Over £31m worth of transport improvements in Nottinghamshire given the green light
Nottinghamshire County Councillors have formally approved plans to invest more than £31m in the county’s transport infrastructure in 2018/9.
This is a rise of £5m since the initial plans were drawn up last November, which means even more schemes will be funded in 2018/9 to help address local concerns such as the condition of roads and road safety.
The Council’s Communities and Place committee recently agreed to these updated plans with £25.5m due to be spent on highways maintenance and £6.1m for integrated transport improvements in 2018/19.
Schemes set to benefit from the first slice of additional £20m highways funding, announced in January, all received the formal go-ahead. All are due to be completed within the next financial year. These include;
• £3.25m worth of repairs to 111 residential roads around the county.
• Main Road in Jackdale is due to get a new zebra crossing, the current zebra crossing at Kilton Hill in Worksop is due to be converted to puffin crossing, and a new zebra crossing is planned at the A6075 Newark Road, Tuxford. These are all subject to the usual feasibility studies and consultations and are worth a total of up to £150,000.
• More than £100,000 of the additional funding will also be invested towards 28 new interactive speed signs across the county to help address community speed concerns.
Since the draft plans were approved by committee in November, a number of additional schemes have been added to the overall programme for 2018/19. These include the introduction of CCTV at 12 sets of traffic signals on the A38 in Ashfield, additional speed limit reductions, more work to improve pedestrian access such as dropped kerbs to help vulnerable residents, more interactive speed signs and additional schemes to help improve capacity at various locations around the county.
Councillors have also given the green light to move forward with a number of significant infrastructure projects in 2018/9. These include:
• Continued investment to create the new £40m Gedling Access Road, which will help deliver proposed local housing. Construction is due to start Autumn 2018 and open to traffic in 2020.
• £5.3m worth of national investment secured for a major Southwell flood mitigation scheme which aims to benefit 240 properties and 60 businesses.
• A range of schemes (including at Hucknall and Southwell) and feasibility studies to help protect communities from flood risk
• Improvements to traffic signals on the A60 Nottingham Road in Ravenshead and B6326 London Road/Bowbridge Road, Newark to help improve journey times for drivers.
• Plans for a new cycle network in Arnold and Carlton; and the completion of cycling improvements in Beeston to encourage people to cycle – part of D2N2 Local Enterprise Partnership sustainable transport programmes.
Committee Chairman, Councillor John Cottee said,
“Journey time delays, road safety and condition of our roads are the main issues which residents are telling us about – so these plans aim to help address these priorities.
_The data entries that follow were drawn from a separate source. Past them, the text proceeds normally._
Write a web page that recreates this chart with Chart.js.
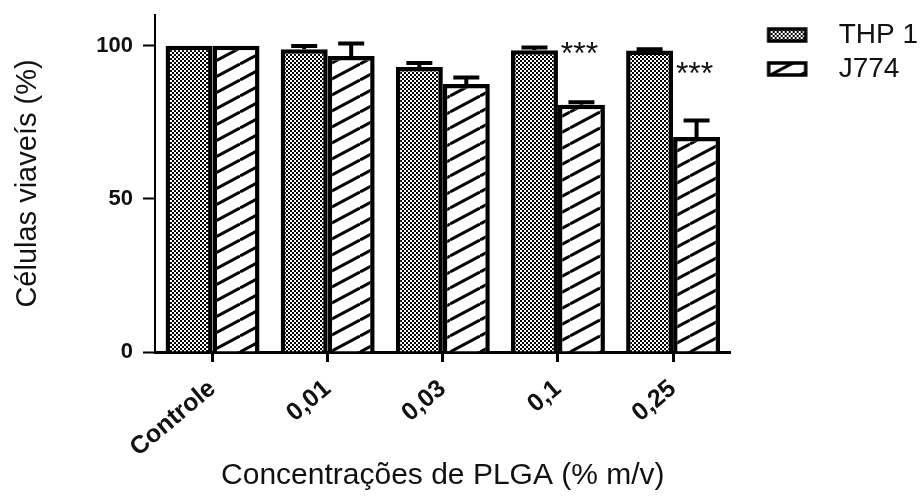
<!DOCTYPE html>
<html>
<head>
<meta charset="utf-8">
<script src="https://cdn.jsdelivr.net/npm/chart.js@4.4.1/dist/chart.umd.min.js"></script>
<style>
  html, body { margin: 0; padding: 0; background: #fff; }
  #wrap { width: 920px; height: 498px; }
</style>
</head>
<body>
<div id="wrap"><canvas id="chart" width="920" height="498"></canvas></div>
<script>
// PLGA concentrations (% m/v) and cell viability (%) per cell line
var concentrations = ["Controle", "0,01", "0,03", "0,1", "0,25"];
var thp1_values = [100, 98.8, 93.0, 98.5, 98.4];
var thp1_sem = [0, 1.1, 1.3, 0.9, 0.4];
var j774_values = [100, 96.6, 87.5, 80.7, 70.2];
var j774_sem = [0, 4.1, 2.1, 0.8, 5.4];
var significance = ["", "", "", "***", "***"];
var y_ticks = [0, 50, 100];

const FONT = "Arial, 'Liberation Sans', sans-serif";
const INK = "#111";

// fill patterns: checker dots for THP 1, "/" hatch for J774
function makeDots() {
  const c = document.createElement("canvas");
  c.width = 4; c.height = 4;
  const g = c.getContext("2d");
  g.fillStyle = "#fff";
  g.fillRect(0, 0, 4, 4);
  g.fillStyle = "#000";
  g.fillRect(0, 0, 2, 2);
  g.fillRect(2, 2, 2, 2);
  return c;
}

function makeHatch() {
  const w = 30, h = 16;
  const c = document.createElement("canvas");
  c.width = w; c.height = h;
  const g = c.getContext("2d");
  g.fillStyle = "#fff";
  g.fillRect(0, 0, w, h);
  g.strokeStyle = "#000";
  g.lineWidth = 3;
  for (let k = -1; k <= 1; k++) {
    g.beginPath();
    g.moveTo(0, h + k * h);
    g.lineTo(w, k * h);
    g.stroke();
  }
  return c;
}

const ctx = document.getElementById("chart").getContext("2d");
const dotFill = ctx.createPattern(makeDots(), "repeat");
const hatchFill = ctx.createPattern(makeHatch(), "repeat");

// legend swatch drawn into a wide transparent image so the text sits further right
const SWATCH_W = 88;
function legendSwatch(fill) {
  const c = document.createElement("canvas");
  c.width = SWATCH_W; c.height = 16;
  const g = c.getContext("2d");
  g.fillStyle = g.createPattern(fill === "dots" ? makeDots() : makeHatch(), "repeat");
  g.fillRect(32, 2, 37, 12);
  g.strokeStyle = "#000";
  g.lineWidth = 3.5;
  g.strokeRect(32, 2, 37, 12);
  return c;
}
const swatches = [legendSwatch("dots"), legendSwatch("hatch")];

// upward error bars, GraphPad style
const errorBars = {
  id: "errorBars",
  afterDatasetsDraw(chart) {
    const y = chart.scales.y;
    const c = chart.ctx;
    c.save();
    c.strokeStyle = "#000";
    c.lineWidth = 4;
    chart.data.datasets.forEach((ds, i) => {
      const meta = chart.getDatasetMeta(i);
      meta.data.forEach((bar, j) => {
        const err = ds.errors[j];
        if (!err) return;
        const top = y.getPixelForValue(ds.data[j] + err);
        c.beginPath();
        c.moveTo(bar.x, bar.y);
        c.lineTo(bar.x, top);
        c.moveTo(bar.x - 13, top);
        c.lineTo(bar.x + 13, top);
        c.stroke();
      });
    });
    c.restore();
  },
};

// significance stars next to the J774 bars
const stars = {
  id: "stars",
  afterDatasetsDraw(chart, args, opts) {
    const y = chart.scales.y;
    const meta = chart.getDatasetMeta(1);
    const c = chart.ctx;
    c.save();
    c.fillStyle = INK;
    c.font = "32px " + FONT;
    c.textAlign = "center";
    c.textBaseline = "alphabetic";
    significance.forEach((s, j) => {
      if (!s) return;
      const cy = y.getPixelForValue(opts.levels[j]);
      c.fillText(s, meta.data[j].x - 2, cy + 18);
    });
    c.restore();
  },
};

const config = {
  type: "bar",
  data: {
    labels: concentrations,
    datasets: [
      {
        label: "THP 1",
        data: thp1_values,
        errors: thp1_sem,
        backgroundColor: dotFill,
        borderColor: "#000",
        borderWidth: 4.5,
      },
      {
        label: "J774",
        data: j774_values,
        errors: j774_sem,
        backgroundColor: hatchFill,
        borderColor: "#000",
        borderWidth: 4.5,
      },
    ],
  },
  options: {
    responsive: false,
    animation: false,
    devicePixelRatio: 1,
    categoryPercentage: 0.816,
    barPercentage: 1,
    layout: { padding: { left: 7, top: 15, right: -8, bottom: 0 } },
    plugins: {
      legend: {
        position: "right",
        align: "start",
        labels: {
          usePointStyle: true,
          pointStyleWidth: SWATCH_W,
          padding: 6,
          color: INK,
          font: { family: FONT, size: 28 },
          generateLabels: function (chart) {
            const items = Chart.defaults.plugins.legend.labels.generateLabels(chart);
            items.forEach((it, i) => {
              it.pointStyle = swatches[i];
            });
            return items;
          },
        },
      },
      tooltip: { enabled: false },
      stars: { levels: [0, 0, 0, 99.9, 93.5] },
    },
    scales: {
      x: {
        grid: {
          display: true,
          drawOnChartArea: false,
          drawTicks: true,
          offset: false,
          tickLength: 10,
          tickWidth: 3,
          tickColor: "#000",
        },
        border: { display: true, color: "#000", width: 3 },
        ticks: {
          color: INK,
          font: { family: FONT, size: 25, weight: "bold" },
          minRotation: 40,
          maxRotation: 40,
          padding: 12,
        },
        title: {
          display: true,
          text: "Concentrações de PLGA (% m/v)",
          color: INK,
          font: { family: FONT, size: 30 },
        },
        afterFit: function (scale) {
          scale.height = 146;
        },
      },
      y: {
        min: 0,
        max: 110,
        afterBuildTicks: function (scale) {
          scale.ticks = y_ticks.map((v) => ({ value: v }));
        },
        grid: {
          display: true,
          drawOnChartArea: false,
          drawTicks: true,
          tickLength: 12,
          tickWidth: 2,
          tickColor: "#000",
        },
        border: { display: true, color: "#000", width: 2 },
        ticks: {
          color: INK,
          padding: 10,
          font: { family: FONT, size: 22, weight: "bold" },
        },
        title: {
          display: true,
          text: "Células viaveís (%)",
          color: INK,
          font: { family: FONT, size: 29 },
        },
        afterFit: function (scale) {
          scale.width = 148;
          scale.paddingTop = 0;
        },
      },
    },
  },
  plugins: [errorBars, stars],
};

var chart = new Chart(ctx, config);
</script>
</body>
</html>
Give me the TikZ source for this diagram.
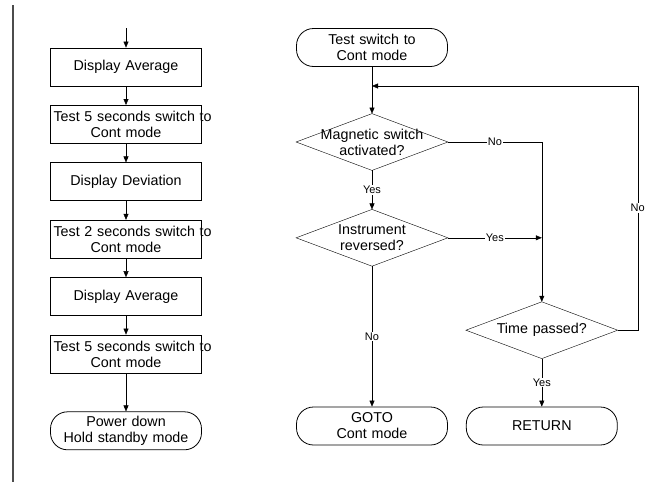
\documentclass[tikz,border=0pt]{standalone}
\usepackage{fontspec}
\setmainfont{Liberation Sans}
\usepackage{tikz}
\usetikzlibrary{arrows.meta,calc,positioning}
\tikzset{%
        >={Triangle[length=6pt,width=5pt]},
        line width=0.8pt,
        node distance=18.6pt
}
\tikzset{
    process/.style={
        draw = black,
        line width = 0.8pt,
        text width = 145pt,
        inner xsep = 3pt,
        inner ysep = 0pt,
        minimum height = 38pt,
        align = center
    },
    terminal/.style={
        process,
        rounded corners = 17pt
    },
    decision/.style={
        process,
        draw = none,
        minimum height = 56pt
    },
    answer/.style={
        fill = white,
        inner sep = 1pt,
        font = \fontsize{11}{12}\selectfont
    }
}

\begin{document}
\begin{tikzpicture}[x=1pt, y=1pt, font=\fontsize{14.3}{16}\selectfont]
        \useasboundingbox (0,0) rectangle (655,-482);
        \draw[line width=2pt, black!70] (12.5,-5) -- (12.5,-482);

        % left column
        \coordinate (0) at (126,-28);
        \node[process] (1) at (126,-67) {Display Average};
        \node[process] (2) [below = of 1] {\mbox{Test 5 seconds switch to}\\Cont mode};
        \node[process] (3) [below = of 2] {Display Deviation};
        \node[process] (4) [below = of 3] {\mbox{Test 2 seconds switch to}\\Cont mode};
        \node[process] (5) [below = of 4] {Display Average};
        \node[process] (6) [below = of 5] {\mbox{Test 5 seconds switch to}\\Cont mode};
        \node[terminal] (7) [below = 38pt of 6] {Power down\\Hold standby mode};

        % right column
        \node[terminal] (8) at (372,-47.5) {Test switch to\\Cont mode};
        \coordinate (j) at (372,-86);
        \node[decision] (9) at (372,-142) {Magnetic switch\\activated?};
        \node[decision] (10) [below = 39pt of 9] {Instrument\\reversed?};
        \node[terminal] (12) at (372,-426) {GOTO\\Cont mode};
        \node[terminal] (13) [right = 18pt of 12] {RETURN};
        \node[decision] (11) [above = 48pt of 13] {Time passed?};

        \foreach \n in {9, 10, 11}
            \draw (\n.north) -- (\n.east) -- (\n.south) -- (\n.west) -- cycle;

        \draw[->] (0) -- (1);
        \foreach \a/\b in {1/2, 2/3, 3/4, 4/5, 5/6, 6/7}
            \draw[->] (\a) -- (\b);

        \draw (8) -- (j);
        \draw[->] (j) -- (9);
        \draw[->] (9) -- node[answer] {Yes} (10);
        \draw[->] (9) -- node[answer] {No} (9 -| 11) -- (11);
        \draw[->] (10) -- node[answer] {Yes} (10 -| 11);
        \draw[->] (10) -- node[answer] {No} (12);
        \draw[->] (11) -- node[answer] {Yes} (13);
        \draw[->] (11.east) -- ++(20,0) |- node[answer, pos=0.25] {No} (j);
\end{tikzpicture}
\end{document}
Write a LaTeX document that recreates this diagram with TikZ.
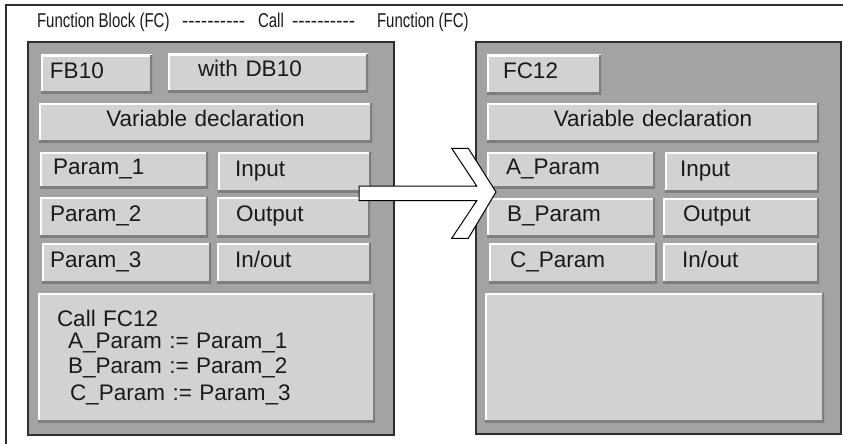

“And while the additional £20m worth of highways funding, announced in January, is predominantly being used to improve our residential roads most in need of maintenance and repair work, the money will also help address road safety by funding new pedestrian crossings and interactive speed signs.
“We are also following up on our commitment to having extra investment in pothole repairs in 2018/9, with an additional £2m confirmed, which is part of a £25.5m budget for highways maintenance.
“As well as being committed to investing in our roads, our cycling networks are, of course, vital in encouraging people to cycle to help improve health, reduce congestion and improve local air quality. Having secured funding for cycling improvements from the D2N2 Local Enterprise Partnership we have already improved the cycling network in West Bridgford, with improvements to the Mansfield and Newark networks due to be finished in 2018/19 and a new network for the Arnold and Carlton area also planned for next year.
“We think this programme makes the best use of budgets as well as offering a sensible balance of schemes to reflect the needs of each district.”
Various public consultations are due to take place in the coming months as feedback from local residents, businesses and interest groups are vital in shaping transport plans such as the cycling schemes and flood alleviation schemes planned for next year.